Your task is to repeat the lines below exactly, excluding any pictures they contain.

___ INFORMATION SHOWN

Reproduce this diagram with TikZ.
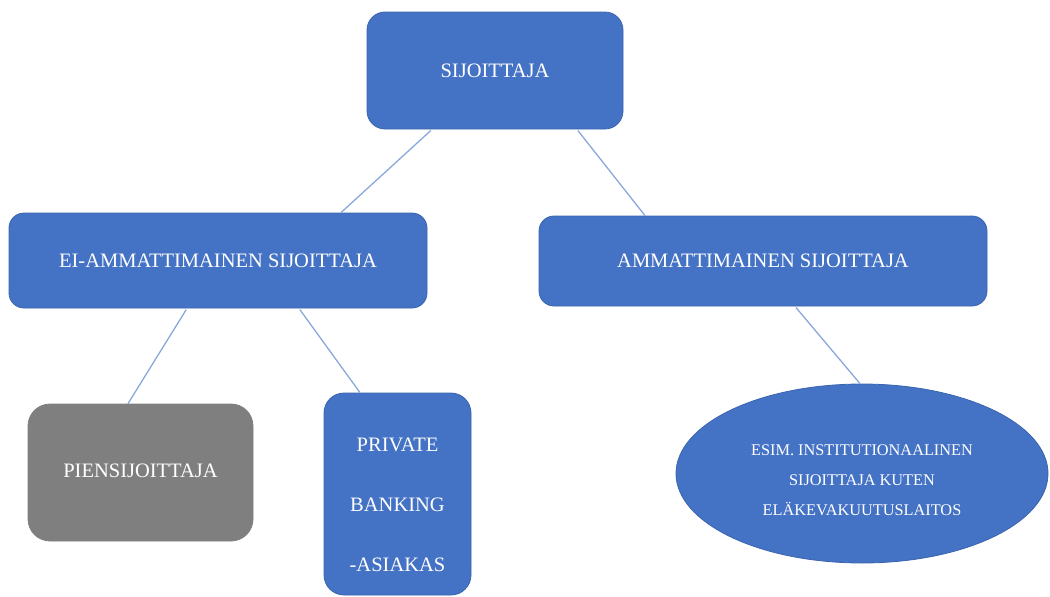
\documentclass[tikz,border=0pt]{standalone}
\usepackage{fontspec}
\setmainfont{Liberation Serif}
\usetikzlibrary{shapes.geometric}
\definecolor{boxblue}{HTML}{4472C4}
\definecolor{boxedge}{HTML}{3B64AE}
\definecolor{boxgray}{HTML}{7F7F7F}
\definecolor{linkblue}{HTML}{8AA8DC}
\tikzset{
  box/.style={rectangle, fill=boxblue, draw=boxedge, line width=0.8pt, text=white, inner sep=0pt, font=\fontsize{20.5}{24}\selectfont},
  link/.style={draw=linkblue, line width=1.3pt, shorten <=1.5pt}
}
\begin{document}
\begin{tikzpicture}[x=1pt,y=-1pt]
\useasboundingbox (0,0) rectangle (1050,597);
\node[box, rounded corners=18pt, minimum width=256pt, minimum height=117pt] (sij) at (495,70.5) {SIJOITTAJA};
\node[box, rounded corners=15pt, minimum width=418pt, minimum height=95pt] (ei) at (218,260.5) {EI-AMMATTIMAINEN SIJOITTAJA};
\node[box, rounded corners=15pt, minimum width=448pt, minimum height=90pt] (amm) at (763,261) {AMMATTIMAINEN SIJOITTAJA};
\node[box, fill=boxgray, draw=boxgray, rounded corners=22pt, minimum width=225pt, minimum height=137pt] (pien) at (140.5,472.5) {\raisebox{4pt}{PIENSIJOITTAJA}};
\node[box, rounded corners=20pt, minimum width=147pt, minimum height=202pt,
  label={[text=white, align=center, yshift=-11pt, font=\fontsize{20.5}{60}\selectfont]center:PRIVATE\\BANKING\\-ASIAKAS}] (priv) at (397.5,494) {};
\node[box, ellipse, minimum width=372pt, minimum height=179pt,
  label={[text=white, align=center, yshift=-7pt, font=\fontsize{16.3}{30}\selectfont]center:ESIM. INSTITUTIONAALINEN\\SIJOITTAJA KUTEN\\ELÄKEVAKUUTUSLAITOS}] (ell) at (862,473.5) {};
\draw[link] ([xshift=-63pt]sij.south) -- ([xshift=123pt]ei.north);
\draw[link] ([xshift=82pt]sij.south) -- ([xshift=-118pt]amm.north);
\draw[link] ([xshift=-31pt]ei.south) -- ([xshift=-12.5pt]pien.north);
\draw[link] ([xshift=81pt]ei.south) -- ([xshift=-37.5pt]priv.north);
\draw[link] ([xshift=32pt]amm.south) -- ([xshift=-2pt]ell.north);
\end{tikzpicture}
\end{document}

______

_FINISHED ANSWER:_
Reproduce this diagram with TikZ.
\documentclass[tikz,border=0pt]{standalone}
\usepackage{fontspec}
\setmainfont{Liberation Serif}
\usetikzlibrary{shapes.geometric}
\definecolor{boxblue}{HTML}{4472C4}
\definecolor{boxedge}{HTML}{3B64AE}
\definecolor{boxgray}{HTML}{7F7F7F}
\definecolor{linkblue}{HTML}{8AA8DC}
\tikzset{
  box/.style={rectangle, fill=boxblue, draw=boxedge, line width=0.8pt, text=white, inner sep=0pt, font=\fontsize{20.5}{24}\selectfont},
  link/.style={draw=linkblue, line width=1.3pt, shorten <=1.5pt}
}
\begin{document}
\begin{tikzpicture}[x=1pt,y=-1pt]
\useasboundingbox (0,0) rectangle (1050,597);
\node[box, rounded corners=18pt, minimum width=256pt, minimum height=117pt] (sij) at (495,70.5) {SIJOITTAJA};
\node[box, rounded corners=15pt, minimum width=418pt, minimum height=95pt] (ei) at (218,260.5) {EI-AMMATTIMAINEN SIJOITTAJA};
\node[box, rounded corners=15pt, minimum width=448pt, minimum height=90pt] (amm) at (763,261) {AMMATTIMAINEN SIJOITTAJA};
\node[box, fill=boxgray, draw=boxgray, rounded corners=22pt, minimum width=225pt, minimum height=137pt] (pien) at (140.5,472.5) {\raisebox{4pt}{PIENSIJOITTAJA}};
\node[box, rounded corners=20pt, minimum width=147pt, minimum height=202pt,
  label={[text=white, align=center, yshift=-11pt, font=\fontsize{20.5}{60}\selectfont]center:PRIVATE\\BANKING\\-ASIAKAS}] (priv) at (397.5,494) {};
\node[box, ellipse, minimum width=372pt, minimum height=179pt,
  label={[text=white, align=center, yshift=-7pt, font=\fontsize{16.3}{30}\selectfont]center:ESIM. INSTITUTIONAALINEN\\SIJOITTAJA KUTEN\\ELÄKEVAKUUTUSLAITOS}] (ell) at (862,473.5) {};
\draw[link] ([xshift=-63pt]sij.south) -- ([xshift=123pt]ei.north);
\draw[link] ([xshift=82pt]sij.south) -- ([xshift=-118pt]amm.north);
\draw[link] ([xshift=-31pt]ei.south) -- ([xshift=-12.5pt]pien.north);
\draw[link] ([xshift=81pt]ei.south) -- ([xshift=-37.5pt]priv.north);
\draw[link] ([xshift=32pt]amm.south) -- ([xshift=-2pt]ell.north);
\end{tikzpicture}
\end{document}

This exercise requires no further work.